● **Task objective**:
Repeat the listing word for word. No pictures belong in the copy.

● **Data lines**:
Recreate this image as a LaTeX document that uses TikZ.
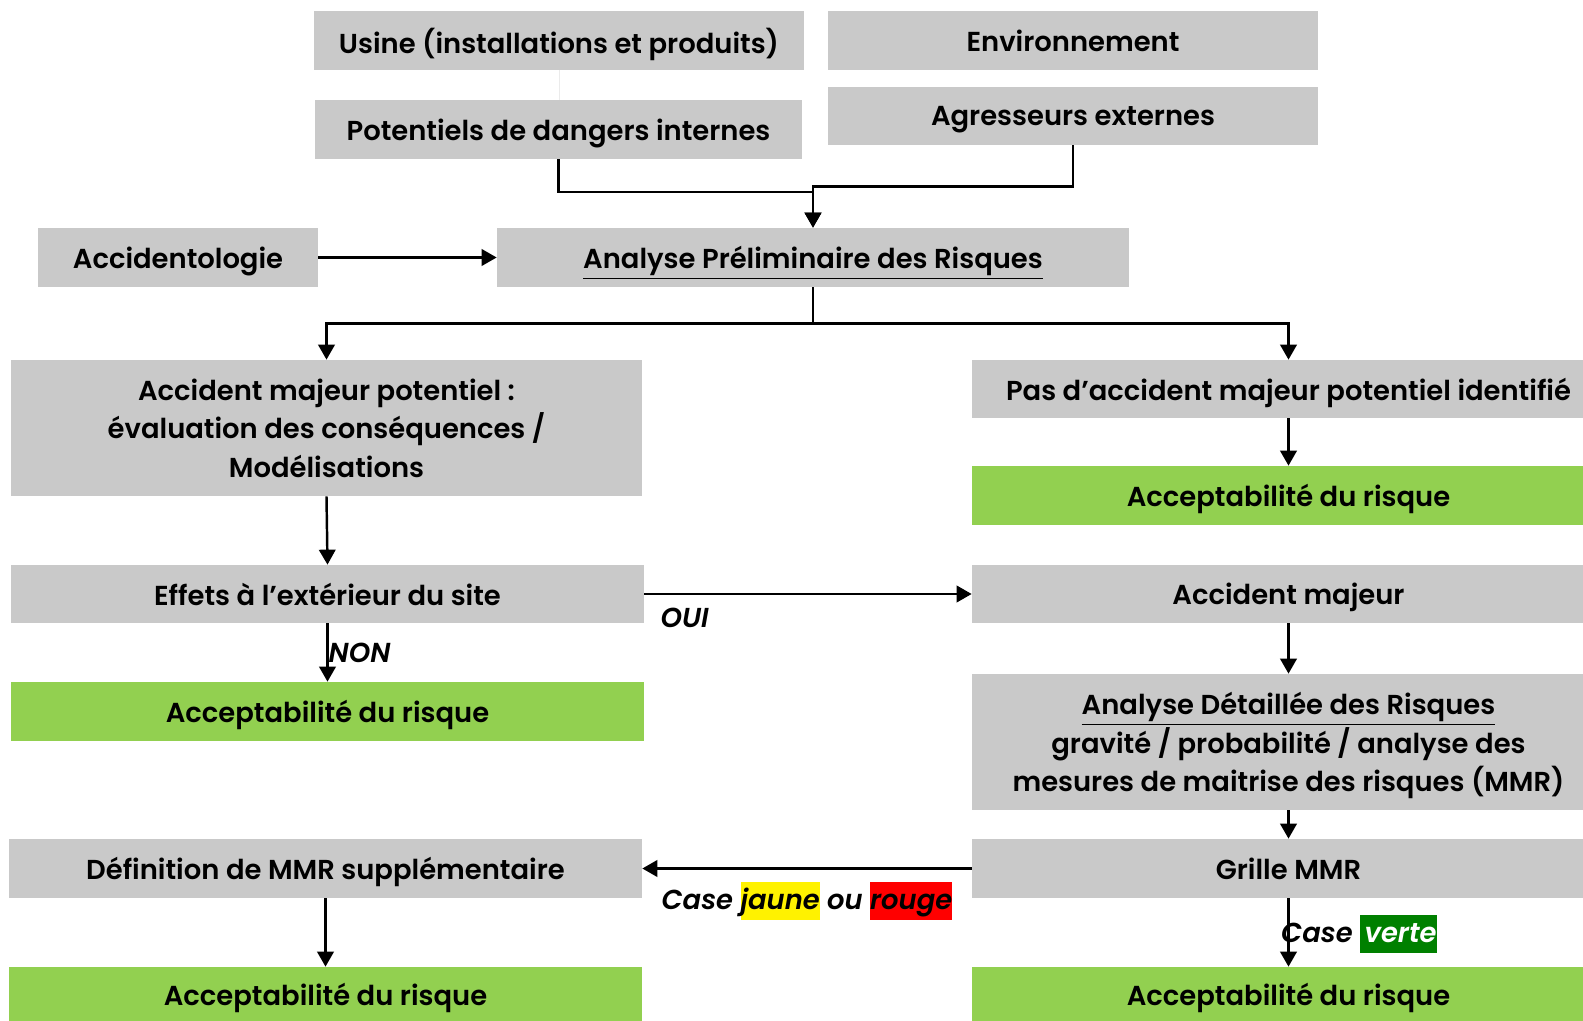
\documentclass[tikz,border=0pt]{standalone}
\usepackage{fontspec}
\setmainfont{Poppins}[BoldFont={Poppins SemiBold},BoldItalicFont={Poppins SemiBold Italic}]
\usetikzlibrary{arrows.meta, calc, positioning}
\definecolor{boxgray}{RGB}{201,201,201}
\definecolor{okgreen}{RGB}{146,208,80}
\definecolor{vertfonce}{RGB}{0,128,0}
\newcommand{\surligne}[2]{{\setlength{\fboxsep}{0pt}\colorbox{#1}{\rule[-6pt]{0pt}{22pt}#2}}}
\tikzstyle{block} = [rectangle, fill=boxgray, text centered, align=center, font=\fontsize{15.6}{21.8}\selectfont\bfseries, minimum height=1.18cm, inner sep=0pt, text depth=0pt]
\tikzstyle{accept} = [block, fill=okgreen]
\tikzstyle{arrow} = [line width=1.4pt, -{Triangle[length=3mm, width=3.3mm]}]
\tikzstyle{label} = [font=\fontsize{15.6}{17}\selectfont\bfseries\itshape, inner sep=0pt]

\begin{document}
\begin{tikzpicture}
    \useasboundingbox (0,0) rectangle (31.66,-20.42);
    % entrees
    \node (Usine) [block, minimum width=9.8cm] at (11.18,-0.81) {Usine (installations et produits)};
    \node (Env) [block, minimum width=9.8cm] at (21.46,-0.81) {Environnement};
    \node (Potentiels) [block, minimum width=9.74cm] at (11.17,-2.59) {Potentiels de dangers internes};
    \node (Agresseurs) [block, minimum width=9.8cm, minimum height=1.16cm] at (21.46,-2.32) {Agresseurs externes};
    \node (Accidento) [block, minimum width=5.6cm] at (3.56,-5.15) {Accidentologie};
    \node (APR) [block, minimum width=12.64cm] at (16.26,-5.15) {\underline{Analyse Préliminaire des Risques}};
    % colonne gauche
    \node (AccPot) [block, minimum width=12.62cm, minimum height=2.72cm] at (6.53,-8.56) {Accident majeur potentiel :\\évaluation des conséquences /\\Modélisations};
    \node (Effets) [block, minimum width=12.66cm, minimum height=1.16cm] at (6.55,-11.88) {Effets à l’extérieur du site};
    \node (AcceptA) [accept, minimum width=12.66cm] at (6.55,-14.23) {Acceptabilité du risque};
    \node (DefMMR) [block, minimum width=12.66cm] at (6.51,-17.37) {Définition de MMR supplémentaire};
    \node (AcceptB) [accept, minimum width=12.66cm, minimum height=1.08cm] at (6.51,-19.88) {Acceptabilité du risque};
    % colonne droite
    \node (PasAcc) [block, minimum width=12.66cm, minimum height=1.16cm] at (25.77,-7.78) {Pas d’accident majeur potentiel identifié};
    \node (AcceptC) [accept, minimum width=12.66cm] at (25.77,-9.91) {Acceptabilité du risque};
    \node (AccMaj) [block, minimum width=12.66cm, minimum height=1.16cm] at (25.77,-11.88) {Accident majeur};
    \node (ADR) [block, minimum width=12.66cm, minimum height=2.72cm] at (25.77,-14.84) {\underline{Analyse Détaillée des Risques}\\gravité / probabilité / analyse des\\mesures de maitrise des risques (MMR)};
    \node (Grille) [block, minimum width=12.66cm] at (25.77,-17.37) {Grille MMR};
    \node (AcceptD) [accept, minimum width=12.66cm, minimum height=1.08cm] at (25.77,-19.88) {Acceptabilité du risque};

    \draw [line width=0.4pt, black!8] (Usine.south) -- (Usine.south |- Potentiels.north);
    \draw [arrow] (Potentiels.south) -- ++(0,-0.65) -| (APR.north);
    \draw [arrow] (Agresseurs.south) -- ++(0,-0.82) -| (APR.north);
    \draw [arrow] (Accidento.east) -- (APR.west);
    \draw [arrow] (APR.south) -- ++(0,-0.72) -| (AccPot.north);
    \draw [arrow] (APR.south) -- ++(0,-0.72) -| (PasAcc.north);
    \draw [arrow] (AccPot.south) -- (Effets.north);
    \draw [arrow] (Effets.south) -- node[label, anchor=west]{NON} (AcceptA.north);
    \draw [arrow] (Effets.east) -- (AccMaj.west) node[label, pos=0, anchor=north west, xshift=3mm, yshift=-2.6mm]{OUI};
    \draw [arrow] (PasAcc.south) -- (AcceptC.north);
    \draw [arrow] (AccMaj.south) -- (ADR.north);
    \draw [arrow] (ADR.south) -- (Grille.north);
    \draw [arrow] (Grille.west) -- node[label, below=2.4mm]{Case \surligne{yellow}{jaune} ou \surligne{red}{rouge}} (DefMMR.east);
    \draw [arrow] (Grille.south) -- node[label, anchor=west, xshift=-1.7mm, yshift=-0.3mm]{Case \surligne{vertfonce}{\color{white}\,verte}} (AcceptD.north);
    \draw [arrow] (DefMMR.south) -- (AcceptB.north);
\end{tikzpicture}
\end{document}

● **Output of the task**:
Recreate this image as a LaTeX document that uses TikZ.
\documentclass[tikz,border=0pt]{standalone}
\usepackage{fontspec}
\setmainfont{Poppins}[BoldFont={Poppins SemiBold},BoldItalicFont={Poppins SemiBold Italic}]
\usetikzlibrary{arrows.meta, calc, positioning}
\definecolor{boxgray}{RGB}{201,201,201}
\definecolor{okgreen}{RGB}{146,208,80}
\definecolor{vertfonce}{RGB}{0,128,0}
\newcommand{\surligne}[2]{{\setlength{\fboxsep}{0pt}\colorbox{#1}{\rule[-6pt]{0pt}{22pt}#2}}}
\tikzstyle{block} = [rectangle, fill=boxgray, text centered, align=center, font=\fontsize{15.6}{21.8}\selectfont\bfseries, minimum height=1.18cm, inner sep=0pt, text depth=0pt]
\tikzstyle{accept} = [block, fill=okgreen]
\tikzstyle{arrow} = [line width=1.4pt, -{Triangle[length=3mm, width=3.3mm]}]
\tikzstyle{label} = [font=\fontsize{15.6}{17}\selectfont\bfseries\itshape, inner sep=0pt]

\begin{document}
\begin{tikzpicture}
    \useasboundingbox (0,0) rectangle (31.66,-20.42);
    % entrees
    \node (Usine) [block, minimum width=9.8cm] at (11.18,-0.81) {Usine (installations et produits)};
    \node (Env) [block, minimum width=9.8cm] at (21.46,-0.81) {Environnement};
    \node (Potentiels) [block, minimum width=9.74cm] at (11.17,-2.59) {Potentiels de dangers internes};
    \node (Agresseurs) [block, minimum width=9.8cm, minimum height=1.16cm] at (21.46,-2.32) {Agresseurs externes};
    \node (Accidento) [block, minimum width=5.6cm] at (3.56,-5.15) {Accidentologie};
    \node (APR) [block, minimum width=12.64cm] at (16.26,-5.15) {\underline{Analyse Préliminaire des Risques}};
    % colonne gauche
    \node (AccPot) [block, minimum width=12.62cm, minimum height=2.72cm] at (6.53,-8.56) {Accident majeur potentiel :\\évaluation des conséquences /\\Modélisations};
    \node (Effets) [block, minimum width=12.66cm, minimum height=1.16cm] at (6.55,-11.88) {Effets à l’extérieur du site};
    \node (AcceptA) [accept, minimum width=12.66cm] at (6.55,-14.23) {Acceptabilité du risque};
    \node (DefMMR) [block, minimum width=12.66cm] at (6.51,-17.37) {Définition de MMR supplémentaire};
    \node (AcceptB) [accept, minimum width=12.66cm, minimum height=1.08cm] at (6.51,-19.88) {Acceptabilité du risque};
    % colonne droite
    \node (PasAcc) [block, minimum width=12.66cm, minimum height=1.16cm] at (25.77,-7.78) {Pas d’accident majeur potentiel identifié};
    \node (AcceptC) [accept, minimum width=12.66cm] at (25.77,-9.91) {Acceptabilité du risque};
    \node (AccMaj) [block, minimum width=12.66cm, minimum height=1.16cm] at (25.77,-11.88) {Accident majeur};
    \node (ADR) [block, minimum width=12.66cm, minimum height=2.72cm] at (25.77,-14.84) {\underline{Analyse Détaillée des Risques}\\gravité / probabilité / analyse des\\mesures de maitrise des risques (MMR)};
    \node (Grille) [block, minimum width=12.66cm] at (25.77,-17.37) {Grille MMR};
    \node (AcceptD) [accept, minimum width=12.66cm, minimum height=1.08cm] at (25.77,-19.88) {Acceptabilité du risque};

    \draw [line width=0.4pt, black!8] (Usine.south) -- (Usine.south |- Potentiels.north);
    \draw [arrow] (Potentiels.south) -- ++(0,-0.65) -| (APR.north);
    \draw [arrow] (Agresseurs.south) -- ++(0,-0.82) -| (APR.north);
    \draw [arrow] (Accidento.east) -- (APR.west);
    \draw [arrow] (APR.south) -- ++(0,-0.72) -| (AccPot.north);
    \draw [arrow] (APR.south) -- ++(0,-0.72) -| (PasAcc.north);
    \draw [arrow] (AccPot.south) -- (Effets.north);
    \draw [arrow] (Effets.south) -- node[label, anchor=west]{NON} (AcceptA.north);
    \draw [arrow] (Effets.east) -- (AccMaj.west) node[label, pos=0, anchor=north west, xshift=3mm, yshift=-2.6mm]{OUI};
    \draw [arrow] (PasAcc.south) -- (AcceptC.north);
    \draw [arrow] (AccMaj.south) -- (ADR.north);
    \draw [arrow] (ADR.south) -- (Grille.north);
    \draw [arrow] (Grille.west) -- node[label, below=2.4mm]{Case \surligne{yellow}{jaune} ou \surligne{red}{rouge}} (DefMMR.east);
    \draw [arrow] (Grille.south) -- node[label, anchor=west, xshift=-1.7mm, yshift=-0.3mm]{Case \surligne{vertfonce}{\color{white}\,verte}} (AcceptD.north);
    \draw [arrow] (DefMMR.south) -- (AcceptB.north);
\end{tikzpicture}
\end{document}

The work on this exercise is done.